Trying to stay neutral, I think its no suprise that some people prefer typeclasses...
[1]: https://existentialtype.wordpress.com/2011/04/16/modules-mat...
However, it does serve a similar purpose. For example, if you want to create a datatype for an OrderedList then you'd create a higher-order-module (functor) that receives as an argument another module containing all the necessary comparison functions for the list elements. For example, if you apply the OrderedList functor to the IntOrdering module the result would be an OrderedListOfInt module that provides an abstract data type implementing an ordered list of integers.
In the Ocaml standard library the names would be different but that's the basic idea.
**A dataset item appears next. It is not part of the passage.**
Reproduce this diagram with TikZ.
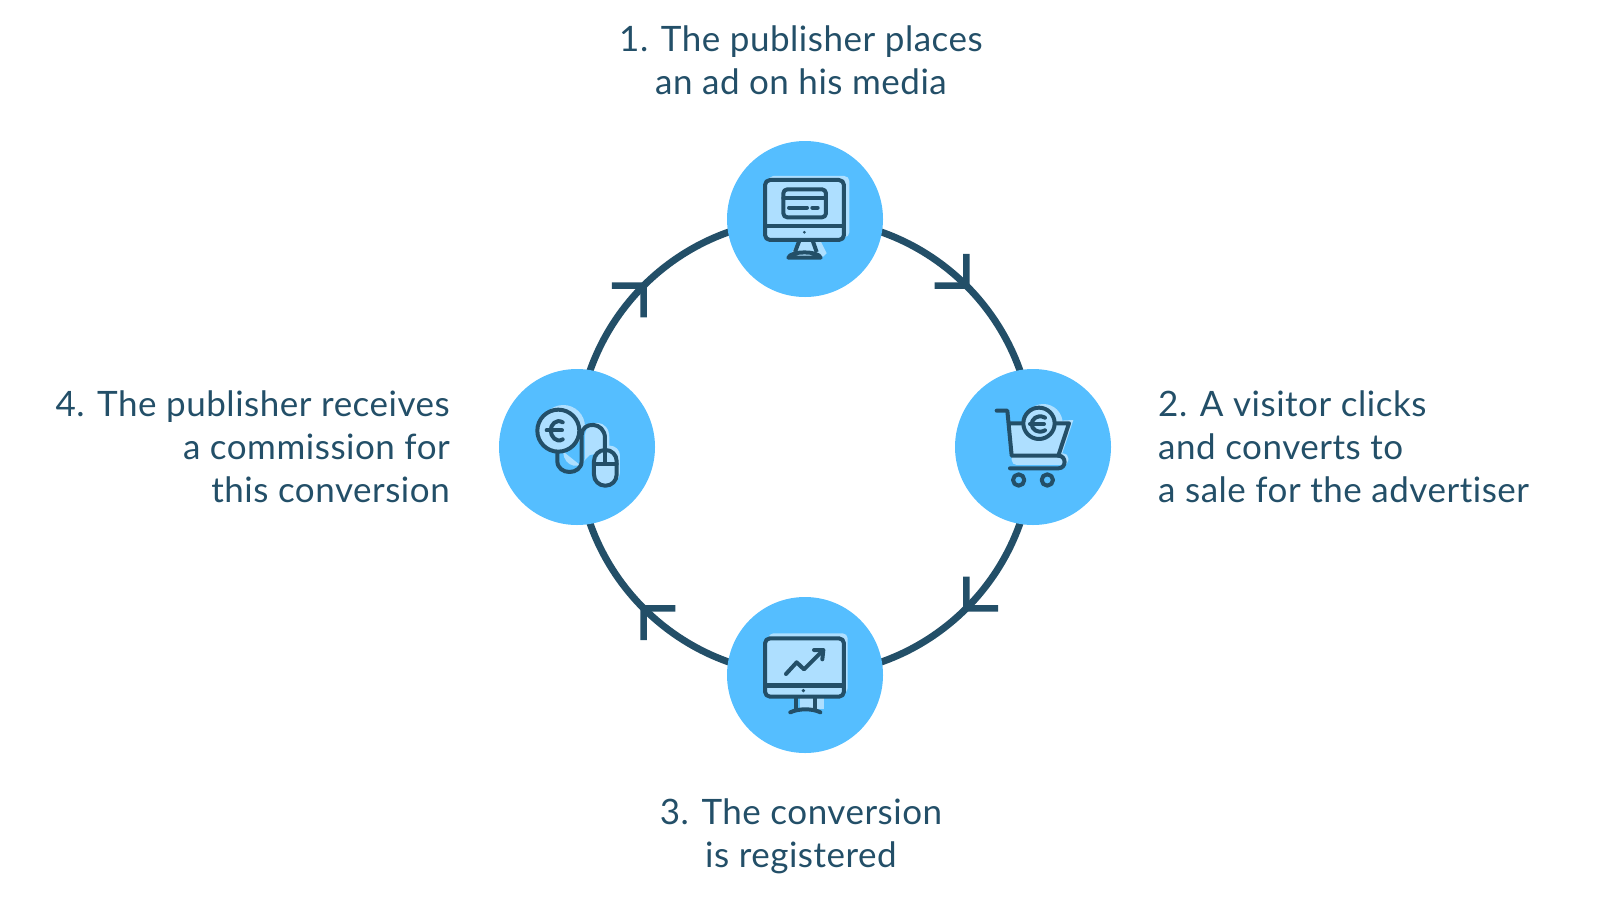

module type Comparable = sig
type t
val compare : t -> t -> int
endProbably closer would be (not sure if this is possible in Typescript):
class CustomModule<S, T1 extends Module1Interface<S>, T2 extends Module2Interface<S> > {
constructor(t1: T1, t2: T2) { ... }
}
Meaning that, for example, within Module1Inteface, there is some function f1 that returns an S, and within Module2Interface, there is some function f2 that takes an S as argument.This does become a bit tedious notation-wise, if possible at all. In Ocaml, this would look like:
module CustomModule(M1: Module1)(M2: Module2 with type s = M1.s)Here's an example. This example is a bit contrived, because I couldn't think of a better example that was simple and yet demonstrated the power of modules. So this example can be re-phrased and re-structured into a more natural OO fit, but try to look past that. Suppose you want to make a module or set of interfaces that describe a classic board game (i.e. Chess or Checkers). So you have a Board. A Board has a series of Pieces, and each Piece has a set of valid moves on the board. And a move can be applied to a Board to modify the state of the game. Again, very much glossing over the details here to get to the meat of it. So you could write a series of interfaces
interface Board {
List<Piece> getPieces();
}
interface Piece {
List<Move> getValidMoves(b: Board);
}
interface Move {
void apply(b: Board);
}
But on it's own that isn't enough, because you don't want to be able to mix-and-match different interfaces for different games, like trying to find the set of valid moves for a chess piece on a checker board. So you need to apply generics. interface Board<P> {
List<P> getPieces();
}
interface Piece<B, M> {
List<M> getValidMoves(b: B);
}
interface Move<B> {
void apply(b: B);
}
Only that's not enough either, because on it's own these parametric definitions don't enforce that the set of pieces a board returns are actually valid pieces for that game. With constraints you end up with this (in a psuedo-language where you can use a special Self type, I don't know typescript and don't think this can actually be implemented in plain Java) interface Board<P extends Piece<Self,Move<Self>>> {
List<P> getPieces();
}
interface Piece<B extends Board<Self,M>, M extends Move<B>> {
List<M> getValidMoves(b: B);
}
interface Move<B extends Board<?>> {
void apply(b: B);
}
And so you have a bunch of these weird circular definitions to get these components to play together nicely. Meanwhile, you can define a module for this without using Functors or type substitutions or anything terribly complicated (Note the below is sort of mixing OCaml with more Java-like syntax just because I'm not super familiar with OCaml): module type Game = sig
type Board
type Piece
type Move
val getPieces: Board -> List<Piece>
val getValidMoves: Piece -> Board -> List<Move>
val apply: Move -> Board -> unit
end
And I think that's the really interesting thing you can do with modules that is more awkward with the traditional OOP interfaces. It makes it more natural to talk about multiple different data types all working together.The only way to implement that as nicely with an OOP interface would be to wrap everything in a top-level object
interface Game<B, P, M> {
List<P> getPieces(b: B);
List<M> getMoves(p: P, b: B);
void apply(m: M, b: B);
}
Though now you have to make a singleton Game object and pass that around everywhere you need it, which may or may not be idiomatic or obvious depending on the language and your preferences.